Like watching a child grow is the best way I can describe the experience of seeing Australia’s first cohort of agtech entrepreneurs come through an acceleration program. It was a wonderful moment and an exciting one for Australia.
Over 300 people from around the nation applied to participate with only 100 making it in (that was a long night full of tough decisions!). The 6-week program was open to early stage ideas or talented individuals without an idea who wanted to learn about agtech and lean startup methodology.
The course was delivered online and with weekly meetup sessions in Melbourne for those that could make it, but social media was awash with discussions, collaborations and networking as the cohort grew. There were one-on-one mentoring sessions and a line-up of seasoned entrepreneurs and subject matter experts who stretched the minds and comfort zones of our teams.
To keep the learnings short and sharp for you, I’ve asked Andrew Lai, SproutX accelerator director, a few questions for you and provided some of my own comments alongside his responses.
Sam: What feedback did you get from participants in the early stages of the program?
Andrew: The most common bit of feedback from our group of entrepreneurs was the pathway SproutX offered regarding what to do next. Though many of the founders had tremendous experience and skills, they had been sitting on their ideas for sometimes years, and they just didn’t know how to go about implementing them.
Andrew nails it here, in fact – that was the whole reason Findex and the National Farmers Federation joined forces to start SproutX. There has been no support network for entrepreneurs in this space, and as agtech is quite specific and struggles in generic programs and spaces, the networking, cross-pollination of knowledge and even emotional support were vital to the cohort’s successful completion.
Sam: What were the more specific learnings you felt the cohort experienced?
Andrew: As with all pre-accelerator type courses, the biggest challenge is always to get people to get out of the office and in front of customers. A founder might think they have the best idea in the world, but they generally receive a sobering reality check once they speak to potential customers about it.
Market Validation. Need we say more.
Sam: Mate we’ve had an enormous year as SproutX was just an idea in February. What has been your greatest takeaway from this course as it’s director?

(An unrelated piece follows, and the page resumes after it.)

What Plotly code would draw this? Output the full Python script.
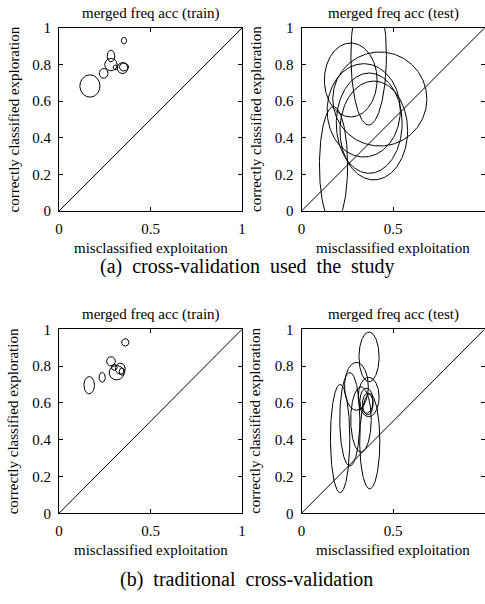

Andrew: From SproutX’s perspective, the Pre-Accelerator validated our own theory that Australia is a hotbed for agtech with enormous latent potential. Personally, it’s been the incredible passion of the participants, and the national interest has been tremendous. Passion is something we see in most agricultural sectors all around the world, and it was great to see that infiltrate into agtech and to drive relationships and long, productive days for our teams.
On to 2017
I think it’s important to add that SproutX is also a startup and as a takeaway, traction has been our biggest enabler. We’ve come into a conservative sector with suppressed capacity and a never-seen-before service amidst suffocating hype around ‘innovation.’ Interest in all corners has never diverted from us, but nothing has beat traction.
Showing off the goods to existing and potential stakeholders has accelerated our progress and fed value back into our own model as it evolves to meet market needs.
2017 will see us maintain this momentum to deliver a full accelerator program and continue the community building.